-- BEGIN Records to use --
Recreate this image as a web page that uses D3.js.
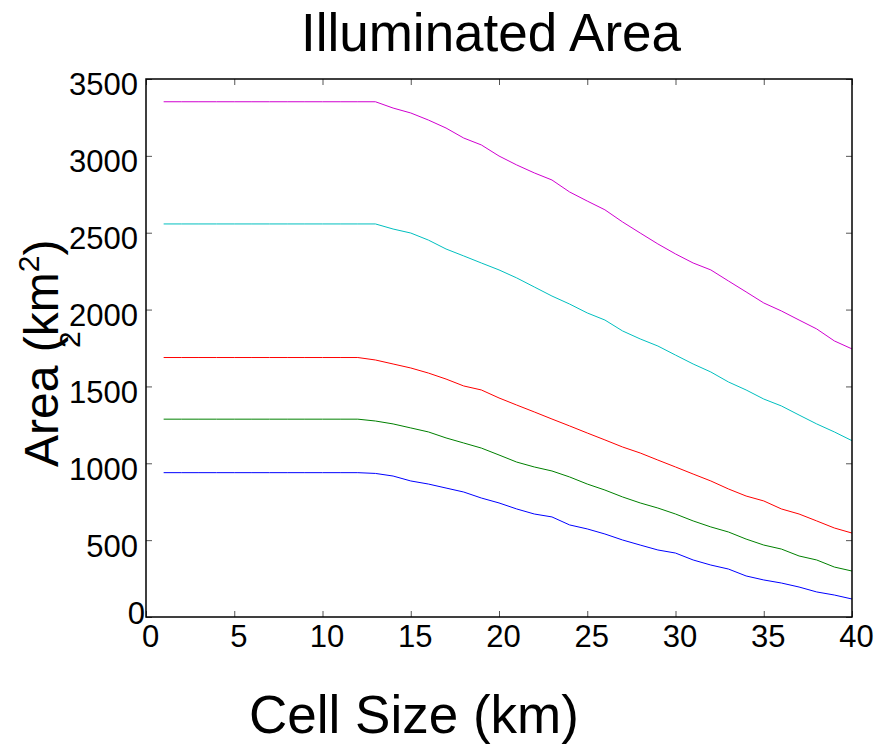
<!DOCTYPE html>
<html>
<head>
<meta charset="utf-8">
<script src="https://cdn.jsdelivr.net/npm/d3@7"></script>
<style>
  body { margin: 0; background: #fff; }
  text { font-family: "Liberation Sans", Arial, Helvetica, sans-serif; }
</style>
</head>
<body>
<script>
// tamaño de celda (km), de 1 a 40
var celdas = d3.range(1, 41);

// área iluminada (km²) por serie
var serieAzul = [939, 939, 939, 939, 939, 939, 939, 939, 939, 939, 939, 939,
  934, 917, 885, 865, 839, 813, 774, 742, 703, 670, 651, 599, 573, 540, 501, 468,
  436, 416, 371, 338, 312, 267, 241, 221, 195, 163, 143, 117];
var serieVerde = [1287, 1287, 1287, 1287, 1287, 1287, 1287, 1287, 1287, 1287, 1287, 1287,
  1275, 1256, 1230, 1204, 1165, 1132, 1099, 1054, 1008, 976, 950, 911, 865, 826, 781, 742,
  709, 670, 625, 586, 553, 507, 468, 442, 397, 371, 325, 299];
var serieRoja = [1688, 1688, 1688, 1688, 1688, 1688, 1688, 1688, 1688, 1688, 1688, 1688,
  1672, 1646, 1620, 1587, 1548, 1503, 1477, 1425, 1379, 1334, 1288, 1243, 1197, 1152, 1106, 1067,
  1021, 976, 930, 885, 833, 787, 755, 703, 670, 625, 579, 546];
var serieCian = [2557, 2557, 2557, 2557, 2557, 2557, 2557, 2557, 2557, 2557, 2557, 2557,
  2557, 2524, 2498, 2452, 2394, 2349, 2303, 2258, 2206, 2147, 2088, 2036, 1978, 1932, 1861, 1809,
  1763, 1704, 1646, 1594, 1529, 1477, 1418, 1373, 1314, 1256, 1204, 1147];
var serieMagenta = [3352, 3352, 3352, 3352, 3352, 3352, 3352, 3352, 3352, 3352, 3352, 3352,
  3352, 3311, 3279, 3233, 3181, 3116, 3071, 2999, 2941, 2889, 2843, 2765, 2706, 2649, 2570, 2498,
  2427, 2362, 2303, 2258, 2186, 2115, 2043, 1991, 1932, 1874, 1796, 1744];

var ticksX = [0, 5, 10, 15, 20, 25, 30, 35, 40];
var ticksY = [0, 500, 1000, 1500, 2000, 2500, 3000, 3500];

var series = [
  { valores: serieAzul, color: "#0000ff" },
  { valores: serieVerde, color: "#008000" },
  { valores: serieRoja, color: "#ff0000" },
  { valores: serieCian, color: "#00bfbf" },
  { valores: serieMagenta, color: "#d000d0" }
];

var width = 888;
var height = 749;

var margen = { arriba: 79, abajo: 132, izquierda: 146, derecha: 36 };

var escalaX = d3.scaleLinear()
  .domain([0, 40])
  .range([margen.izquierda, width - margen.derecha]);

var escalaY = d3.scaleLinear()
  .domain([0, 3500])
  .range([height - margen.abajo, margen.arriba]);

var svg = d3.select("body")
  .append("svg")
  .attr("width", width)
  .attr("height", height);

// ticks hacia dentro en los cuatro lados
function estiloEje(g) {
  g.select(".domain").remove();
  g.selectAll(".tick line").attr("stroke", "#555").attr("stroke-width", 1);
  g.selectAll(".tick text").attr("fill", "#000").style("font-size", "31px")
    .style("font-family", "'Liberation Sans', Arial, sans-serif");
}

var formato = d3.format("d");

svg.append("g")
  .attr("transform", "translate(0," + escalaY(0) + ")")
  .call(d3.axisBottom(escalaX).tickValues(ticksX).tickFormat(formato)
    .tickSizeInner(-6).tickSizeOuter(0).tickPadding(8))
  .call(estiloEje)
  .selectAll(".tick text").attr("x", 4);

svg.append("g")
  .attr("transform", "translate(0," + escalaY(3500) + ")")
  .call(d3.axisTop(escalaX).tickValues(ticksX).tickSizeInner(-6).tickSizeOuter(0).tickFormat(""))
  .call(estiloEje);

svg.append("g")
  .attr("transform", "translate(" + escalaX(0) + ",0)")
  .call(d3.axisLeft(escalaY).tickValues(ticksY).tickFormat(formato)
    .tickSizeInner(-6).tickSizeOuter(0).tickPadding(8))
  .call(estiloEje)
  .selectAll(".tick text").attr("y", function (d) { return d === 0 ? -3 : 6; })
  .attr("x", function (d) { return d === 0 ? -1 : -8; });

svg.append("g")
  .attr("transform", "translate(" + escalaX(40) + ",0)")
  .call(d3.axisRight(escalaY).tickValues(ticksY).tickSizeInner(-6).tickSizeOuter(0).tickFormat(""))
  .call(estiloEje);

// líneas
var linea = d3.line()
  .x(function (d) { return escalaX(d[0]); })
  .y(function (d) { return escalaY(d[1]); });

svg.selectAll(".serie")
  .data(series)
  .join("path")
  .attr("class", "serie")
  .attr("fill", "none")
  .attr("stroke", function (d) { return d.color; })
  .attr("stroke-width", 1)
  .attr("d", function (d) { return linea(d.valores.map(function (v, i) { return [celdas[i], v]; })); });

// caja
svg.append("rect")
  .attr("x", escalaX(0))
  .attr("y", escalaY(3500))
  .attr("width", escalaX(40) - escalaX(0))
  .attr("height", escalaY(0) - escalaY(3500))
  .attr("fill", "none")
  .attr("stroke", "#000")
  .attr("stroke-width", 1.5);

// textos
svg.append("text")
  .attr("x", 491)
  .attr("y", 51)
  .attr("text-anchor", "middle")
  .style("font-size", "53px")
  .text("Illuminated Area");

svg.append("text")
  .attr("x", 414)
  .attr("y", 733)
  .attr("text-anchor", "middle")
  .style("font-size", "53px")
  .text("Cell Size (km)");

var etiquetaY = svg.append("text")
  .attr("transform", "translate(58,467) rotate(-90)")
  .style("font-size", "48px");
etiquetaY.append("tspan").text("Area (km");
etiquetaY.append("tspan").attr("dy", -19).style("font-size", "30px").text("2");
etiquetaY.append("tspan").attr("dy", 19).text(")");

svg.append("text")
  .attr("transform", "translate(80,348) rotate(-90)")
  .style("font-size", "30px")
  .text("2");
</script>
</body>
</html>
-- END Records to use --
-- BEGIN Records to use --
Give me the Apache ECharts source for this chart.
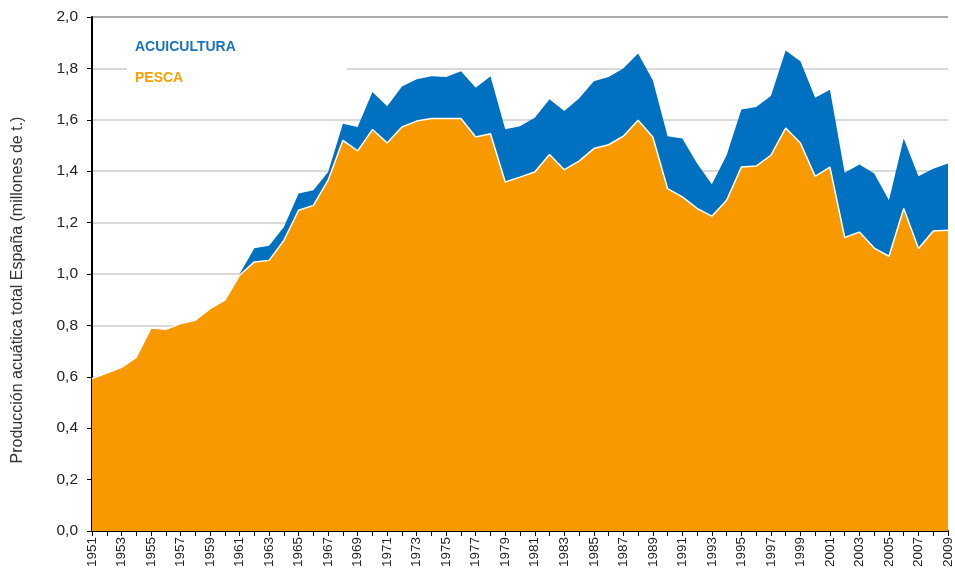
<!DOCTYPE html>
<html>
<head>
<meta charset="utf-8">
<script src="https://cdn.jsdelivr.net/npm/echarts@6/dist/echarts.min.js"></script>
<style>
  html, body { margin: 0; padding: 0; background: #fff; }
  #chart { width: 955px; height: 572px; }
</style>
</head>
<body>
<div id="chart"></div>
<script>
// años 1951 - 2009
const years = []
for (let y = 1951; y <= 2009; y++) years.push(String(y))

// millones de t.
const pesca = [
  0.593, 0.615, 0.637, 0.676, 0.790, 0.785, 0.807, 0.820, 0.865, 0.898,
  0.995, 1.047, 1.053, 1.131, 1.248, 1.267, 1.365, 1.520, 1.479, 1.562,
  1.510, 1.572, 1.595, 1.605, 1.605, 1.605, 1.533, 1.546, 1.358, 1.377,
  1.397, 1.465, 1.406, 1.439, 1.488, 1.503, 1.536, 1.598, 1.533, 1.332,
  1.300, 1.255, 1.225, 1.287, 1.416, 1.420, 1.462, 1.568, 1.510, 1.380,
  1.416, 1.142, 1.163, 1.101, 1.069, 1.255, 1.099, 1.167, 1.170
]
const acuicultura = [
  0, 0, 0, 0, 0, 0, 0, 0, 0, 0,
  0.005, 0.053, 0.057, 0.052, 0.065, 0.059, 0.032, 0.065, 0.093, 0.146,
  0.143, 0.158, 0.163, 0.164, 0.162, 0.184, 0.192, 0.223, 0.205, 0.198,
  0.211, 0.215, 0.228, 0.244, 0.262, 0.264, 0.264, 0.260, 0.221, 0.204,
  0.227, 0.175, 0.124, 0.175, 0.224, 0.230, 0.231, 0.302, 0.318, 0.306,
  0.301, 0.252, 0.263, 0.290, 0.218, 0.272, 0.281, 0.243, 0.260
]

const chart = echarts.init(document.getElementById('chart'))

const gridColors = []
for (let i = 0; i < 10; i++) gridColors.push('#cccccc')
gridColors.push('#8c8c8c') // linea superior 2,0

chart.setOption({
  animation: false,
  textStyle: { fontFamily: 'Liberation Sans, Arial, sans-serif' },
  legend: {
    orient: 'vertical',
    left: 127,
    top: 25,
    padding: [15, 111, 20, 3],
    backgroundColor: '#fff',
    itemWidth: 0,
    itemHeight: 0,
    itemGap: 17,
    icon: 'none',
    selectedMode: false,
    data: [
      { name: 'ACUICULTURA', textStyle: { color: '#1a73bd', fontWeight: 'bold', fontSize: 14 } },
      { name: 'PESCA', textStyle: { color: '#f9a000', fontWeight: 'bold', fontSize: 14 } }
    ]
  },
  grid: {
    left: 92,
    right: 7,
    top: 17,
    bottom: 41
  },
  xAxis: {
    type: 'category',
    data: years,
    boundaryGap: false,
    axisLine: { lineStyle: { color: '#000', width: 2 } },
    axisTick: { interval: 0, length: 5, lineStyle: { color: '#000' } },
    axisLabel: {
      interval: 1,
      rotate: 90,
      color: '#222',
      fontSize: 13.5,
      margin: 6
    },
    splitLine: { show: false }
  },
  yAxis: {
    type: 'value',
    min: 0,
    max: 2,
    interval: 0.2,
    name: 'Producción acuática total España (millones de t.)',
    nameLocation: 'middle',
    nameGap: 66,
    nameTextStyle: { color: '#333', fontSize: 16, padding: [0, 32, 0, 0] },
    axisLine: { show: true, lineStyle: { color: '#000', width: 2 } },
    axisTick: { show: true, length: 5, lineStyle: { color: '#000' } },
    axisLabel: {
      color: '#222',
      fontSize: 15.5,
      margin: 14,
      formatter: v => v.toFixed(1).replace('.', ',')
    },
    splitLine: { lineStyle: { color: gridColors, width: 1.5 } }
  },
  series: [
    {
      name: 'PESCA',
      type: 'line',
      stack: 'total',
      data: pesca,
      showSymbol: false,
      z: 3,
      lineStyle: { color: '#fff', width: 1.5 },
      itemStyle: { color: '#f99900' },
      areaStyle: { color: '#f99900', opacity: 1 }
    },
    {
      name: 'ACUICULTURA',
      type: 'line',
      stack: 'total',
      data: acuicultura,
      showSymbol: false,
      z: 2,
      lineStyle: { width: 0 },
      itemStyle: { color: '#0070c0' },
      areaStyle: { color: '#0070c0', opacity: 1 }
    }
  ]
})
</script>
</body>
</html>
-- END Records to use --
Stated goal
Give back the exact lines above, running from the one that has "Recreate this image" through the one that has "var celdas = d3.range(1, 41);", with nothing added and no pictures.

Answer below
Recreate this image as a web page that uses D3.js.
<!DOCTYPE html>
<html>
<head>
<meta charset="utf-8">
<script src="https://cdn.jsdelivr.net/npm/d3@7"></script>
<style>
  body { margin: 0; background: #fff; }
  text { font-family: "Liberation Sans", Arial, Helvetica, sans-serif; }
</style>
</head>
<body>
<script>
// tamaño de celda (km), de 1 a 40
var celdas = d3.range(1, 41);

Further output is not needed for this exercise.